[Charts and diagrams as code]
++++++++++

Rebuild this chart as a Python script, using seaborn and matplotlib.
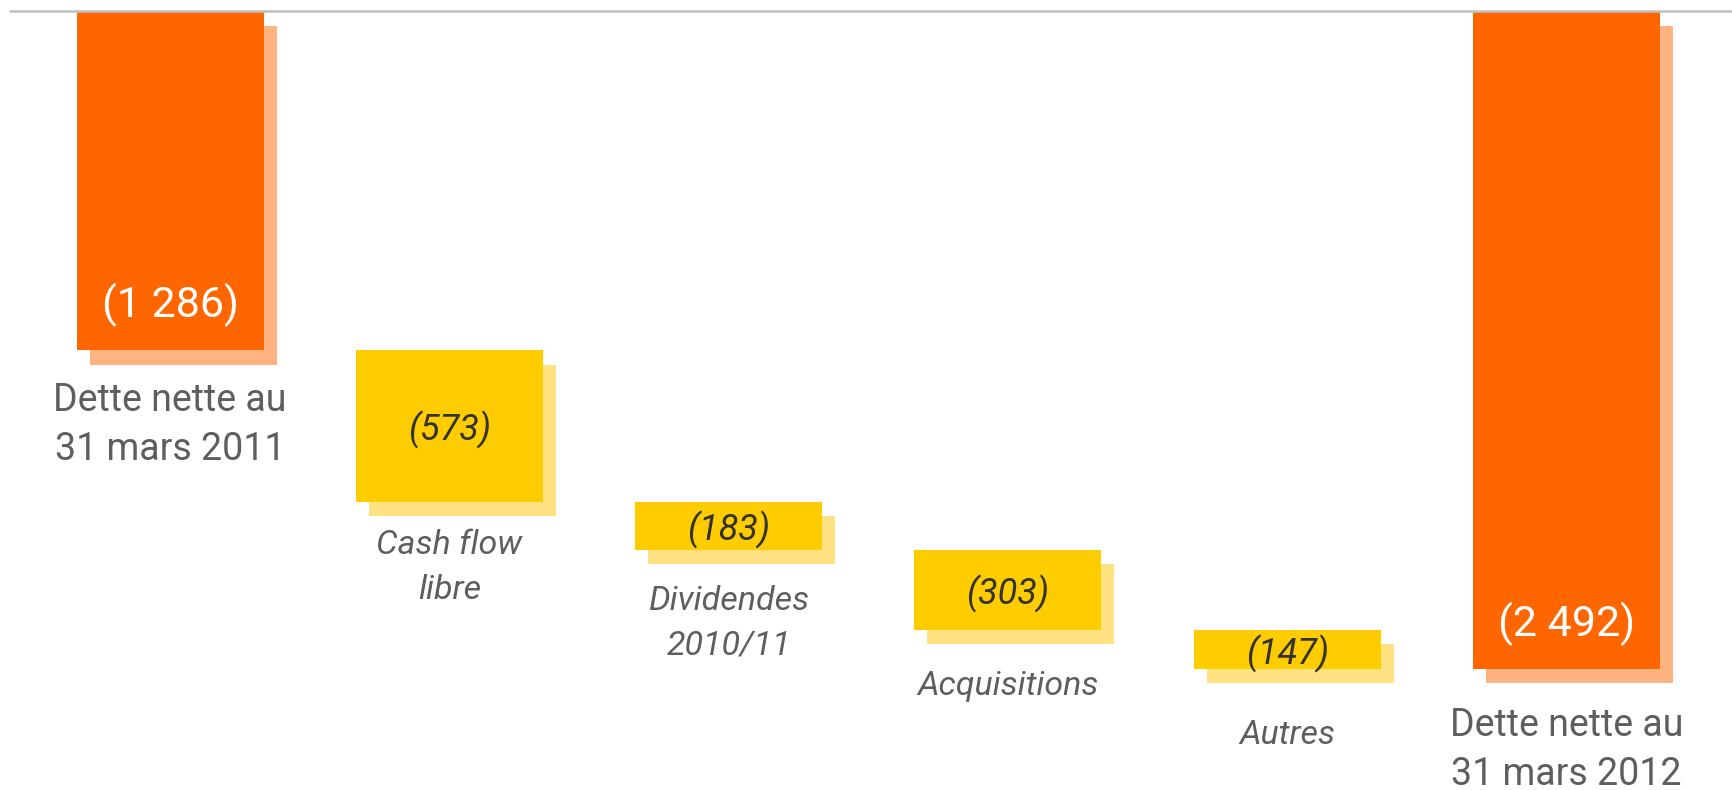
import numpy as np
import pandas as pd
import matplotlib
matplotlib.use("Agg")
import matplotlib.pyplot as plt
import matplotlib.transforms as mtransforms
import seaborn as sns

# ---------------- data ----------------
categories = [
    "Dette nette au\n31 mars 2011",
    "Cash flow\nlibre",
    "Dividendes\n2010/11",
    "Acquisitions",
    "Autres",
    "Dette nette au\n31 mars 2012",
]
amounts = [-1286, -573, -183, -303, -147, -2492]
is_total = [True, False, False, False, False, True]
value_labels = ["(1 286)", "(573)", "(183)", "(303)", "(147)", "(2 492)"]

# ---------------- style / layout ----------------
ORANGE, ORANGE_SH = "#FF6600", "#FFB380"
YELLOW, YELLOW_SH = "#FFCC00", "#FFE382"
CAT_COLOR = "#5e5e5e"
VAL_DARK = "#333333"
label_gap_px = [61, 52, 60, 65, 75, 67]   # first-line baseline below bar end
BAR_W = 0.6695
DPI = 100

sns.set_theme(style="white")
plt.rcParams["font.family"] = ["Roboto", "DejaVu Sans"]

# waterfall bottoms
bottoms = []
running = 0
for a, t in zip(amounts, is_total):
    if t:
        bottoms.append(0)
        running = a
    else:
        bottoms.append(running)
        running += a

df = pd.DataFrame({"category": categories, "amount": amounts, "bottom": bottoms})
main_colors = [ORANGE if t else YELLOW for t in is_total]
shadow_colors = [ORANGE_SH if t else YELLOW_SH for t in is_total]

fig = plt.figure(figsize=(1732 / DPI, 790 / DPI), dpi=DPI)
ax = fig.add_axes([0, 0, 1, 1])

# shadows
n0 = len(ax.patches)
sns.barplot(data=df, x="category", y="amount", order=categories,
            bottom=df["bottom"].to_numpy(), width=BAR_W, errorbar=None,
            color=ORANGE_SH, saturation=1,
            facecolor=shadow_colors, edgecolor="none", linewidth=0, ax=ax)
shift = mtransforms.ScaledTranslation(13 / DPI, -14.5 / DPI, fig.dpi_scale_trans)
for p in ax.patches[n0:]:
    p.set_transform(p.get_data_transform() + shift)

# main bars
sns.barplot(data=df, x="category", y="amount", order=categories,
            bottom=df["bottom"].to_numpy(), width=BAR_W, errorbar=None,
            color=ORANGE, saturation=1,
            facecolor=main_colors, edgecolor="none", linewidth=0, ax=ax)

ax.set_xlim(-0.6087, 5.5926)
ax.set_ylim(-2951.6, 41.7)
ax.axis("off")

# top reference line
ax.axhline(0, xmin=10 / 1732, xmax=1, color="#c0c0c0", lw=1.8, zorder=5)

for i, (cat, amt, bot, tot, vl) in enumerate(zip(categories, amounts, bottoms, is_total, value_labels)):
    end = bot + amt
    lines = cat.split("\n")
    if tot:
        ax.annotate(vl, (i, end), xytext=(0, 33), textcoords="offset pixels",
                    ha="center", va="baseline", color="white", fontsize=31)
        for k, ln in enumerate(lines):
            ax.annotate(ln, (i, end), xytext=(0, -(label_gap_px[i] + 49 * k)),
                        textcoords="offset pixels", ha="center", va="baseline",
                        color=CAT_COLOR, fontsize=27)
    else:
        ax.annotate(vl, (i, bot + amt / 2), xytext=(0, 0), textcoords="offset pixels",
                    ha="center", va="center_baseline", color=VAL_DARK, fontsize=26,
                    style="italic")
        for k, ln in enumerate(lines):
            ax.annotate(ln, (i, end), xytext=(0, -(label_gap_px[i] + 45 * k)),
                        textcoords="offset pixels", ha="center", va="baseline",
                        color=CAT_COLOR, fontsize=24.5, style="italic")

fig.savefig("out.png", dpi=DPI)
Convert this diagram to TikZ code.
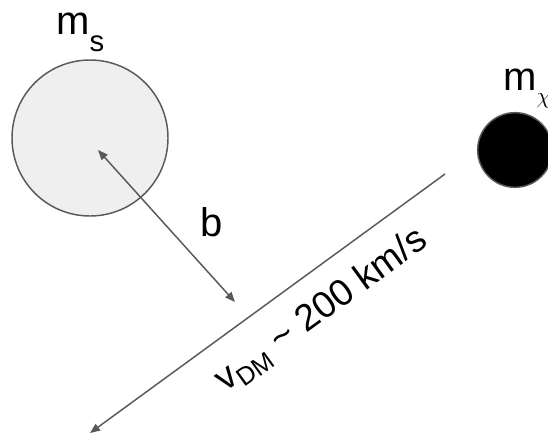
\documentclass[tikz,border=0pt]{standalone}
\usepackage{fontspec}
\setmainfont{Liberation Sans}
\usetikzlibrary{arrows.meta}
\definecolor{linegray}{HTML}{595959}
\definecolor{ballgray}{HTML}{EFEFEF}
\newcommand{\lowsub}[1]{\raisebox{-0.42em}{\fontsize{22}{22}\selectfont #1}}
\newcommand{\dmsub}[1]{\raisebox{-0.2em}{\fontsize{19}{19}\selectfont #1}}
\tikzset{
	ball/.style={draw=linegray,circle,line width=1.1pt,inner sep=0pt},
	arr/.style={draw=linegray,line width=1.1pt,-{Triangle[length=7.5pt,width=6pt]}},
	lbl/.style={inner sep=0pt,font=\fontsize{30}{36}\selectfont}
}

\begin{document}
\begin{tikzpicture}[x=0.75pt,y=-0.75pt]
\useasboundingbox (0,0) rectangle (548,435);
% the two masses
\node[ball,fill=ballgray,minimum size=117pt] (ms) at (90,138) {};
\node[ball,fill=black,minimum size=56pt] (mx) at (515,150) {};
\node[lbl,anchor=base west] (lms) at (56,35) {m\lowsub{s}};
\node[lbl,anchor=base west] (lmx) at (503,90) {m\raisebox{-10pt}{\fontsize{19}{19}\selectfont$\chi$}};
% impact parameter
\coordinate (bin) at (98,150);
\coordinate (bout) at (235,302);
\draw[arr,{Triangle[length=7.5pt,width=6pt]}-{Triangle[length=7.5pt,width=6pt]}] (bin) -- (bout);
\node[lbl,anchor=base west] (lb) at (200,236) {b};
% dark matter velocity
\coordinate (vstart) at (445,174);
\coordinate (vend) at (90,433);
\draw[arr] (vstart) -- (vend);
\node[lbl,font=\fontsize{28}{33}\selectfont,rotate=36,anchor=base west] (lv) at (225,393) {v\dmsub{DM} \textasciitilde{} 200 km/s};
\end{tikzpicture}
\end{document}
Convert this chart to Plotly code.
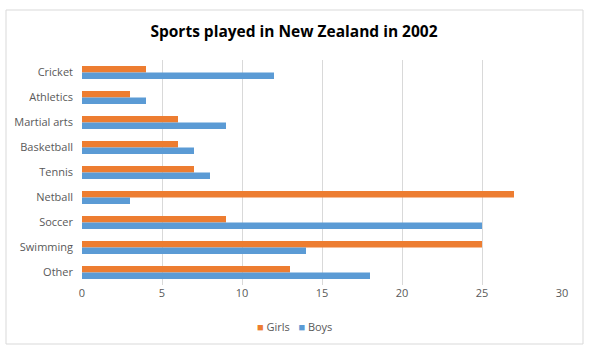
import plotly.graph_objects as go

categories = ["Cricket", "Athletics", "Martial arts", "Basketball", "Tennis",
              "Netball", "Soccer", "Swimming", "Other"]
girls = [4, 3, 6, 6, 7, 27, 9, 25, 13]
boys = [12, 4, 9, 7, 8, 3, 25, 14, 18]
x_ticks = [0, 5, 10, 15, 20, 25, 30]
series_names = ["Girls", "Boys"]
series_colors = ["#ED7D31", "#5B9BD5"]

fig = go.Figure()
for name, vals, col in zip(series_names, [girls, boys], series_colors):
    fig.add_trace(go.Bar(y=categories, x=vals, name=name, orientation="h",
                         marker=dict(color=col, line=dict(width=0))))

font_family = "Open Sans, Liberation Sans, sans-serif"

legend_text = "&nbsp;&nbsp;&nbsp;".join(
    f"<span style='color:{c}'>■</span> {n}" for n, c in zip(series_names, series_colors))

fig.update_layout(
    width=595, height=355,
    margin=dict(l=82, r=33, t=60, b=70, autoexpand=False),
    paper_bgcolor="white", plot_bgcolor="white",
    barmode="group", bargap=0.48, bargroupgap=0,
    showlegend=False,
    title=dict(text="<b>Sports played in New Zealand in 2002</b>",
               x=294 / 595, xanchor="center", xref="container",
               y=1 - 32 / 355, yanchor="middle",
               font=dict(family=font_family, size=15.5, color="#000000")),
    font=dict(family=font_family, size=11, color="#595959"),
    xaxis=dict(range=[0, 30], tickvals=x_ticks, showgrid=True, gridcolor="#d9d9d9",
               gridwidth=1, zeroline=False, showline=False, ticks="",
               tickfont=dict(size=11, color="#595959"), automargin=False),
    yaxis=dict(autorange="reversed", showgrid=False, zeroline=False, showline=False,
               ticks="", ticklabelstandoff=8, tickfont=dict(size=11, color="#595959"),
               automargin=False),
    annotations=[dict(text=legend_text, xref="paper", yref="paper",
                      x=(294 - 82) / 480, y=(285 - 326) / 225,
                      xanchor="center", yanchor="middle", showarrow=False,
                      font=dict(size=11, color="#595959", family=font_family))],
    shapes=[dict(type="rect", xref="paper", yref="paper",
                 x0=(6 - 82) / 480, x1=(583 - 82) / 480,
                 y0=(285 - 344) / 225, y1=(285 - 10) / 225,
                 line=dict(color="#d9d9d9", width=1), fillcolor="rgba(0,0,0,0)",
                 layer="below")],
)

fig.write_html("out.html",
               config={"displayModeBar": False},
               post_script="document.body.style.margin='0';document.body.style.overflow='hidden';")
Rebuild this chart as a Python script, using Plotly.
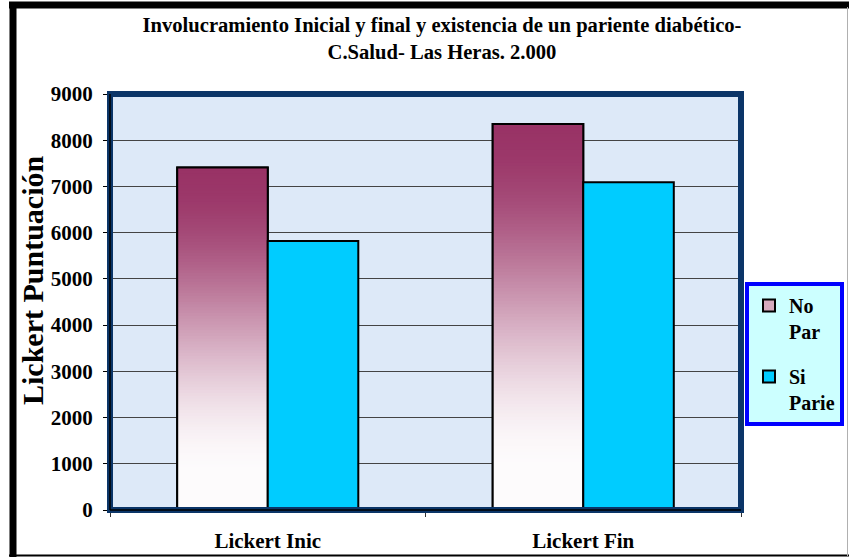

++++++++++

__Aim__
Start at the first line of the records and write out everything up to and including the line containing "import seaborn as sns". No pictures.

__Exercise response__
Rebuild this chart as a Python script, using seaborn and matplotlib.
import numpy as np
import pandas as pd
import matplotlib
matplotlib.use("Agg")
import matplotlib.pyplot as plt
import matplotlib.transforms as mtransforms
import seaborn as sns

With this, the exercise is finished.